I think this means we can look at what we’ve trained AI to do to see where our language will evolve:
| AI Alignment Feature | Human Opposite | Example |
|---|---|---|
| Balanced presentation | One-sided advocacy | "This proposal is garbage and everyone knows it." |
| Hedging language | Definitive claims | "Trust me, this approach will fail." vs "This approach might face challenges." |
| Refusal on ethical grounds | Willingness to engage taboos | "Here's how I would steal from my employer..." |
| Safety disclaimers | Raw, unqualified advice | "Just quit your job tomorrow. You'll figure it out." |
| Multiple perspectives | Single, strong viewpoint | "There's only one way to solve this problem." |
| Measured tone | Emotional language | "This policy is fucking insane." |
| General knowledge claims | Personal anecdotes with no data | "I once tried this and it was a disaster." |
| Formal structure | Stream of consciousness | jumping topics rapidly, incomplete sentences, unfinished thoughts, shit like that |
| Universal accessibility | Inside jokes/references | "This reminds me of that thing Dave did at the Christmas party." |
In all the places they don’t let ChatGPT go, that’s where we might best show our humanity.
Is this going to make us dumber?
Here's the problem: because AI writes so "well" (by certain academic or corporate standards), humans will deliberately write worse. We're not becoming dumber, really we're just trying to sound human in a world where we’ve taught rocks to think and speak.
As shown in the examples in that chart above, our writing is probably going to get rougher because smooth sounds fake. Language is utilitarian, never static. It will evolve to solve the challenges of the day. When machines can produce perfect essays and emails, perfect essays and emails become worthless signals of humanity. Informality will become necessary, and paradoxically, will become a formal requirement.
This has happened in other areas; a pattern of informality becoming formal over time isn't new. Blue jeans were once pure workwear, then became symbols of rebellion, and now are acceptable in most offices. The casual becomes formal, and new casual styles emerge.
So, whatever style sets us apart from the machines will eventually become the new standard, and will then be mimicked by AI, forcing future generations to find fresh ways to signal authenticity. So, I wouldn’t consider that dumbing down but rather a deliberate, even intelligent rejection of what can be mass-produced by algorithms. But man, we are all gonna sound so stupid.
All I know is that I was right
Look, I called it. AI is fucking up writing norms, and now we're all scrambling to sound human.
The em dash is dead. "Delve" is dead. Bullet points are suspect. All because ChatGPT loves that crap too much.
So what happens next? Messier, weirder, more abrupt writing, probably.

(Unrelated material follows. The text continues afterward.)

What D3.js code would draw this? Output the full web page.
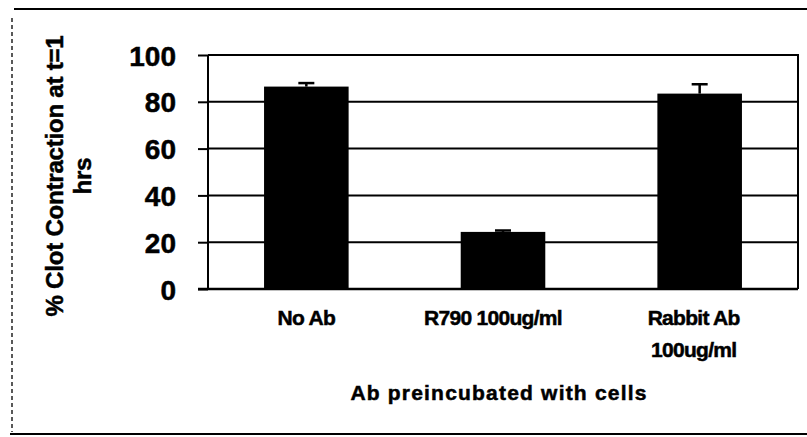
<!DOCTYPE html>
<html>
<head>
<meta charset="utf-8">
<script src="https://cdn.jsdelivr.net/npm/d3@7"></script>
<style>
  html, body { margin: 0; padding: 0; background: #fff; }
  svg { display: block; }
  text { font-family: "Liberation Sans", Arial, sans-serif; font-weight: bold; fill: #000;
         stroke: #000; stroke-width: 0.5px; }
</style>
</head>
<body>
<svg id="chart" width="807" height="437"></svg>
<script>
// Clot contraction after one hour, by antibody pre-incubation
const categories = [["No Ab"], ["R790 100ug/ml"], ["Rabbit Ab", "100ug/ml"]];
const means = [86.5, 24.4, 83.5];
const errors = [1.5, 0.6, 4.0];
const yTicks = [0, 20, 40, 60, 80, 100];
const yTitle = ["% Clot Contraction at t=1", "hrs"];
const xTitle = "Ab preincubated with cells";

const svg = d3.select("#chart");
const W = 807, H = 437;
const plot = { left: 208, right: 798, top: 55, bottom: 289 };

// Outer frame of the figure
svg.append("line").attr("x1", 14).attr("x2", W).attr("y1", 9).attr("y2", 9)
  .attr("stroke", "#000").attr("stroke-width", 2);
svg.append("line").attr("x1", 12).attr("x2", 12).attr("y1", 18).attr("y2", 432)
  .attr("stroke", "#000").attr("stroke-width", 1.3).attr("stroke-dasharray", "4,3");
svg.append("line").attr("x1", 10).attr("x2", W).attr("y1", 434).attr("y2", 434)
  .attr("stroke", "#000").attr("stroke-width", 2);

const x = d3.scaleBand()
  .domain(d3.range(categories.length))
  .range([plot.left, plot.right])
  .paddingInner(0.57).paddingOuter(0.285);

const y = d3.scaleLinear().domain([0, 100]).range([plot.bottom, plot.top]);

// Horizontal gridlines
svg.append("g").selectAll("line").data(yTicks.filter(t => t > 0 && t < 100)).join("line")
  .attr("x1", plot.left).attr("x2", plot.right)
  .attr("y1", d => y(d)).attr("y2", d => y(d))
  .attr("stroke", "#000").attr("stroke-width", 2);

// Plot area box (top and right edges)
svg.append("path")
  .attr("d", `M${plot.left},${y(100)}H${plot.right}V${plot.bottom}`)
  .attr("fill", "none").attr("stroke", "#000").attr("stroke-width", 2);

// Bars
svg.append("g").selectAll("rect").data(means).join("rect")
  .attr("x", (d, i) => x(i))
  .attr("width", x.bandwidth())
  .attr("y", d => y(d))
  .attr("height", d => y(0) - y(d))
  .attr("fill", "#000");

// Error bars (upper only)
const eb = svg.append("g").attr("stroke", "#000").attr("stroke-width", 2.5);
means.forEach((m, i) => {
  const cx = x(i) + x.bandwidth() / 2;
  eb.append("line").attr("x1", cx).attr("x2", cx).attr("y1", y(m)).attr("y2", y(m + errors[i]));
  eb.append("line").attr("x1", cx - 8).attr("x2", cx + 8)
    .attr("y1", y(m + errors[i])).attr("y2", y(m + errors[i]));
});

// Y axis
const yAxis = d3.axisLeft(y).tickValues(yTicks).tickSize(10).tickPadding(22);
const gy = svg.append("g").attr("transform", `translate(${plot.left},0)`).call(yAxis);
gy.select(".domain").attr("stroke", "#000").attr("stroke-width", 2)
  .attr("d", `M0,${plot.top}V${plot.bottom}`);
gy.selectAll(".tick line").attr("stroke", "#000").attr("stroke-width", 2);
gy.selectAll(".tick text").style("font-size", "28px").attr("fill", "#000")
  .attr("dy", "0.36em");

// X axis baseline
svg.append("line").attr("x1", plot.left - 10).attr("x2", plot.right)
  .attr("y1", plot.bottom).attr("y2", plot.bottom)
  .attr("stroke", "#000").attr("stroke-width", 2.5);

// Category labels
const labelShift = [0, -10, -6];
const xl = svg.append("g");
categories.forEach((lines, i) => {
  const cx = x(i) + x.bandwidth() / 2 + labelShift[i];
  const t = xl.append("text").attr("text-anchor", "middle")
    .attr("x", cx).attr("y", 325).style("font-size", "21px").style("letter-spacing", "-0.7px");
  lines.forEach((s, k) => t.append("tspan").attr("x", cx).attr("dy", k === 0 ? 0 : 32).text(s));
});

// Axis titles
svg.append("text").attr("text-anchor", "middle")
  .attr("x", 499).attr("y", 400)
  .style("font-size", "21px").style("letter-spacing", "1.2px")
  .text(xTitle);

const yt = svg.append("text").attr("text-anchor", "middle")
  .attr("transform", "translate(63,176) rotate(-90)")
  .style("font-size", "24px").style("letter-spacing", "-0.2px");
yTitle.forEach((s, k) => yt.append("tspan").attr("x", 0).attr("dy", k === 0 ? 0 : 28).text(s));
</script>
</body>
</html>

As I joked about in my tweet, those f-bombs in business emails are coming. Shit, at this rate, Tourette's may be considered an unfair advantage in business writing by 2026. It's not about being ruder, but about being authentically human by breaking all of the norms the machines follow.
Want some unsolicited advice on navigating this mess? Here are “five key techniques” for not sucking ass like a robot:
- Use AI for the boring shit. First drafts, research summaries, whatever. Use it to start, then start throwing it out.
- Break patterns deliberately. If you notice three perfectly balanced paragraphs, make some changes.
- Cut transition phrases mercilessly. "Moreover" and "furthermore" scream robot.
- Trust your weird impulses. Being weird and strange still reads like a human.
- Indulge your ego. You can be confident, or insecure. Just don’t be neutral or boring.
So, You might as well write how you want. Break some rules. Or don't. Language evolves whether we like it or not. The robots will catch up regardless.
I was right about all of this, by the way. Did I mention that?